#### [What you are asked to do]
Copy out the data exactly, leaving the pictures behind.
-- Start --
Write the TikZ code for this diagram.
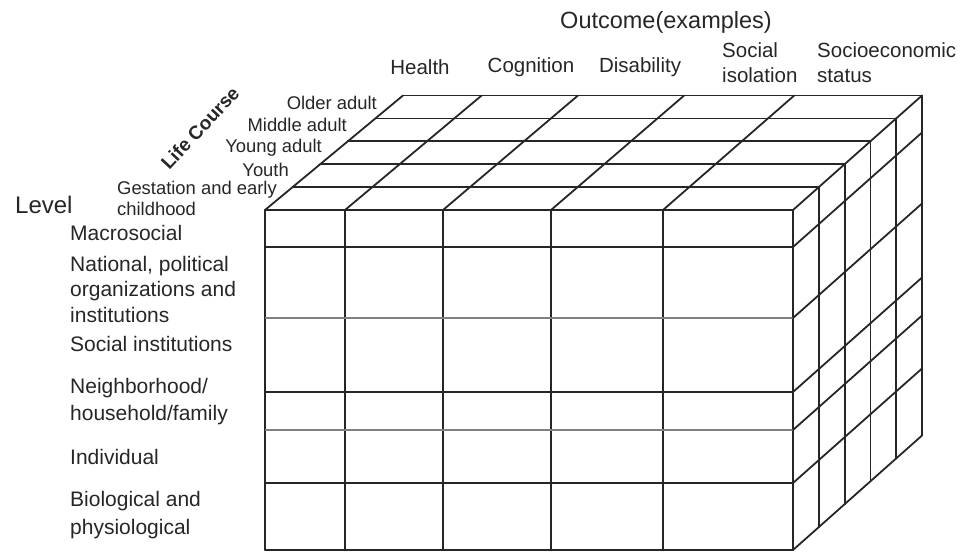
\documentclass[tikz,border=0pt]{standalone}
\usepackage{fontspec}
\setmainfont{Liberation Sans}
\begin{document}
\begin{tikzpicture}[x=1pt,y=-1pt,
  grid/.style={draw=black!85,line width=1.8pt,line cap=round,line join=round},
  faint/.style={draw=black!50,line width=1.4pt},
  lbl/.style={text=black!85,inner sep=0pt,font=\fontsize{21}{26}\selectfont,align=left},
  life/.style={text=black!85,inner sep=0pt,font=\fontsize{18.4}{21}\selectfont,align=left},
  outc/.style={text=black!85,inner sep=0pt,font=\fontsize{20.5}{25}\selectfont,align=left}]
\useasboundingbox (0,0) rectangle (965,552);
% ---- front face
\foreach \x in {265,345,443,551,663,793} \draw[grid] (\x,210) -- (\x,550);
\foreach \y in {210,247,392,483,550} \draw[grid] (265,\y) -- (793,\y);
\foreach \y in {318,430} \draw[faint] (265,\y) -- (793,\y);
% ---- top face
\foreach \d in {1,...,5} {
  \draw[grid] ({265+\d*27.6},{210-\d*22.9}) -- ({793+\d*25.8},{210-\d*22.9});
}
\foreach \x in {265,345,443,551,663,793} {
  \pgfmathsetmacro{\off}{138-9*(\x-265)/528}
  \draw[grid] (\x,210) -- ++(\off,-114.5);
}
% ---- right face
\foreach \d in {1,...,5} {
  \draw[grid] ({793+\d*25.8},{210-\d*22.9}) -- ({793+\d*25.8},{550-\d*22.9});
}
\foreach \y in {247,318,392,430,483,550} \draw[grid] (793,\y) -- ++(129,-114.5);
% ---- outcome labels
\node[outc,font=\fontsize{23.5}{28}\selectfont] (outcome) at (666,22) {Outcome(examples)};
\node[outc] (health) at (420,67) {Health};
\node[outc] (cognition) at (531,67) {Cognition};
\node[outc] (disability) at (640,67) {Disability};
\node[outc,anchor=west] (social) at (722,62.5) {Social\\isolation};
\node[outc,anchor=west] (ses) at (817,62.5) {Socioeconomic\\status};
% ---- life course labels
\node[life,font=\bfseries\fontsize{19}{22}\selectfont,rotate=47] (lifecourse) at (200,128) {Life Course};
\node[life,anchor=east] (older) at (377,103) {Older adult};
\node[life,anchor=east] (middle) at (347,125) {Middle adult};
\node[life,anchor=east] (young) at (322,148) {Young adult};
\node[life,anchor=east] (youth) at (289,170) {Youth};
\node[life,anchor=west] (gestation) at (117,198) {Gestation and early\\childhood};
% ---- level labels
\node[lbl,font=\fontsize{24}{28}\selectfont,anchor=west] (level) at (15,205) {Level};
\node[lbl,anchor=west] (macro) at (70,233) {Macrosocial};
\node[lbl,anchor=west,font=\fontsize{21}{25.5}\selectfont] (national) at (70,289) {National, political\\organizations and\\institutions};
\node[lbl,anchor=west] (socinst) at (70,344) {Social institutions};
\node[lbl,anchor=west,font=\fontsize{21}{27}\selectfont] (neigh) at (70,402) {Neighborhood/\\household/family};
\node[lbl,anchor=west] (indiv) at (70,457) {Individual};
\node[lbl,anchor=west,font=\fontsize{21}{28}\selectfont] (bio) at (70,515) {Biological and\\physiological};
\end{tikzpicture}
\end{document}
-- End --
#### [Written solution]
Write the TikZ code for this diagram.
\documentclass[tikz,border=0pt]{standalone}
\usepackage{fontspec}
\setmainfont{Liberation Sans}
\begin{document}
\begin{tikzpicture}[x=1pt,y=-1pt,
  grid/.style={draw=black!85,line width=1.8pt,line cap=round,line join=round},
  faint/.style={draw=black!50,line width=1.4pt},
  lbl/.style={text=black!85,inner sep=0pt,font=\fontsize{21}{26}\selectfont,align=left},
  life/.style={text=black!85,inner sep=0pt,font=\fontsize{18.4}{21}\selectfont,align=left},
  outc/.style={text=black!85,inner sep=0pt,font=\fontsize{20.5}{25}\selectfont,align=left}]
\useasboundingbox (0,0) rectangle (965,552);
% ---- front face
\foreach \x in {265,345,443,551,663,793} \draw[grid] (\x,210) -- (\x,550);
\foreach \y in {210,247,392,483,550} \draw[grid] (265,\y) -- (793,\y);
\foreach \y in {318,430} \draw[faint] (265,\y) -- (793,\y);
% ---- top face
\foreach \d in {1,...,5} {
  \draw[grid] ({265+\d*27.6},{210-\d*22.9}) -- ({793+\d*25.8},{210-\d*22.9});
}
\foreach \x in {265,345,443,551,663,793} {
  \pgfmathsetmacro{\off}{138-9*(\x-265)/528}
  \draw[grid] (\x,210) -- ++(\off,-114.5);
}
% ---- right face
\foreach \d in {1,...,5} {
  \draw[grid] ({793+\d*25.8},{210-\d*22.9}) -- ({793+\d*25.8},{550-\d*22.9});
}
\foreach \y in {247,318,392,430,483,550} \draw[grid] (793,\y) -- ++(129,-114.5);
% ---- outcome labels
\node[outc,font=\fontsize{23.5}{28}\selectfont] (outcome) at (666,22) {Outcome(examples)};
\node[outc] (health) at (420,67) {Health};
\node[outc] (cognition) at (531,67) {Cognition};
\node[outc] (disability) at (640,67) {Disability};
\node[outc,anchor=west] (social) at (722,62.5) {Social\\isolation};
\node[outc,anchor=west] (ses) at (817,62.5) {Socioeconomic\\status};
% ---- life course labels
\node[life,font=\bfseries\fontsize{19}{22}\selectfont,rotate=47] (lifecourse) at (200,128) {Life Course};
\node[life,anchor=east] (older) at (377,103) {Older adult};
\node[life,anchor=east] (middle) at (347,125) {Middle adult};
\node[life,anchor=east] (young) at (322,148) {Young adult};
\node[life,anchor=east] (youth) at (289,170) {Youth};
\node[life,anchor=west] (gestation) at (117,198) {Gestation and early\\childhood};
% ---- level labels
\node[lbl,font=\fontsize{24}{28}\selectfont,anchor=west] (level) at (15,205) {Level};
\node[lbl,anchor=west] (macro) at (70,233) {Macrosocial};
\node[lbl,anchor=west,font=\fontsize{21}{25.5}\selectfont] (national) at (70,289) {National, political\\organizations and\\institutions};
\node[lbl,anchor=west] (socinst) at (70,344) {Social institutions};
\node[lbl,anchor=west,font=\fontsize{21}{27}\selectfont] (neigh) at (70,402) {Neighborhood/\\household/family};
\node[lbl,anchor=west] (indiv) at (70,457) {Individual};
\node[lbl,anchor=west,font=\fontsize{21}{28}\selectfont] (bio) at (70,515) {Biological and\\physiological};
\end{tikzpicture}
\end{document}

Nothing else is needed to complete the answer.